A camera in front of me, a second next to me, a third diagonally behind me. My reflection is
being captured. I turn around to see the image, but I too turn around, and again, my face
hides itself from view. In traffic we use mirrors in order to look around a corner to avoid ending up in a collision.
2.
I look out of the window and I see the clouds have finally opened up. Sunlight is beaming
graphic shapes through the kitchen and I head over to the stairwell in the far right corner. It’s
early January and the sun is too low to reach over the surrounding buildings. The stairwell, unlike the kitchen, is washed in a soft diffused haze.
3.
While I struggle to put away my receipt, my analogue film roll still on the counter, an old man next to me asks if they might be interested in darkroom equipment. The shop owner shrugs—they only do digital—then points to me.
When tuning a radio, we are navigating noise, trying to find something we can potentially recognise: a word, a melody, a rhythm. I have no interest in eliminating the noise. I’m interested in the act of tuning itself, the act of orientation amidst the chaos we experience.
Text by Tchelet Pearl Weisstub
I have had the privilege of joining Sam's research since her first year at DAS Theatre. Reflecting on my experience of her work, a metaphor of a ship came to mind. It’s a ship that has lost its orientation. Its celestial navigation is obscured by LED lights, the needle of its compass in constant motion as it tries to align itself with Earth's magnetic field. Stranded in a liminal space, it seeks to find ground - grasping at the meaning of its surroundings: passing shadows, sunbeams, other people's gazes, another body’s breath, the moving landscape.

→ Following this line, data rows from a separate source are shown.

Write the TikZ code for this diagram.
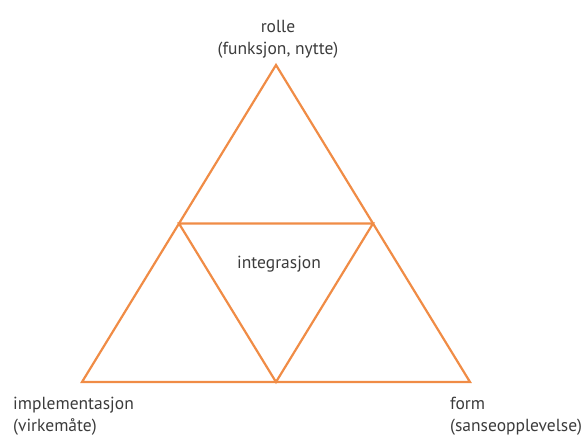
\documentclass[tikz,border=0pt]{standalone}
\usepackage{fontspec}
\setmainfont{PT Sans}
\usetikzlibrary{positioning, calc}
\definecolor{trekant}{RGB}{240,140,70}
\definecolor{tekst}{RGB}{60,60,60}

\begin{document}
\begin{tikzpicture}[x=1pt, y=1pt]
\begin{scope}[every node/.style={font=\fontsize{17.5}{22}\selectfont, text=tekst, inner sep=0pt}]

\useasboundingbox (0,0) rectangle (586,436);

% hjoerner og midtpunkter
\coordinate (topp)  at (276,371);
\coordinate (vnede) at (82,54);
\coordinate (hnede) at (470,54);
\coordinate (vmidt) at ($(topp)!0.5!(vnede)$);
\coordinate (hmidt) at ($(topp)!0.5!(hnede)$);
\coordinate (bmidt) at ($(vnede)!0.5!(hnede)$);

\draw [trekant, line width=2.2pt, line join=miter] (topp) -- (vnede) -- (hnede) -- cycle;
\draw [trekant, line width=2.2pt, line join=miter] (vmidt) -- (hmidt) -- (bmidt) -- cycle;

\node (rolle) [align=center, anchor=base] at (278,381) {rolle\\(funksjon, nytte)};
\node (integrasjon) [anchor=base] at (279,167) {integrasjon};
\node (implementasjon) [align=left, anchor=base west] at (13,4) {implementasjon\\(virkemåte)};
\node (form) [align=left, anchor=base west] at (450,4) {form\\(sanseopplevelse)};
\end{scope}
\end{tikzpicture}
\end{document}
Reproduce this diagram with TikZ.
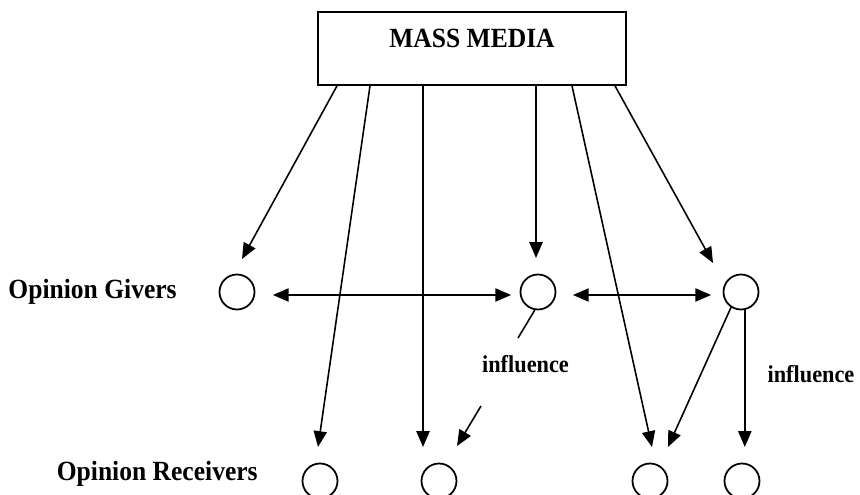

In Sam’s work, we encounter apparatuses composed of live performers and objects moving as one. They follow a set choreography, operating with machine-like precision. Yet, unlike typical machines bound by fixed, step-by-step logic, Sam’s apparatuses gather information from their surroundings, acknowledging their connection to the universe. As an audience, we do not encounter closed systems; environmental inputs shape and influence their functioning. Through technological capabilities like amplification and zooming, familiar spaces - classrooms or corridors - gain a new light, transformed by the lens of this apparatus. One could imagine it being placed in other contexts: a forest, a construction site, a courtroom. Wherever it resides, it invites us to reflect on the relationships between the
visual, the virtual, and the visible.
The research opens a conversation between early photography and today’s computational, digital photography. It navigates the contrast between photography as a material-based chemical process tied to nature known as “sun drawings” *, and contemporary photography, dominated by self-representation and the social sphere. Hagi Kenaan writes in Photography and its Shadow (a book that had a substantial role in conversations between Sam and I) that the desire to take a picture from the present moment reflects our difficulty to fully inhabit the now. This reveals a fragile relationship with the fleeting nature of the present, where impermanence defines existence.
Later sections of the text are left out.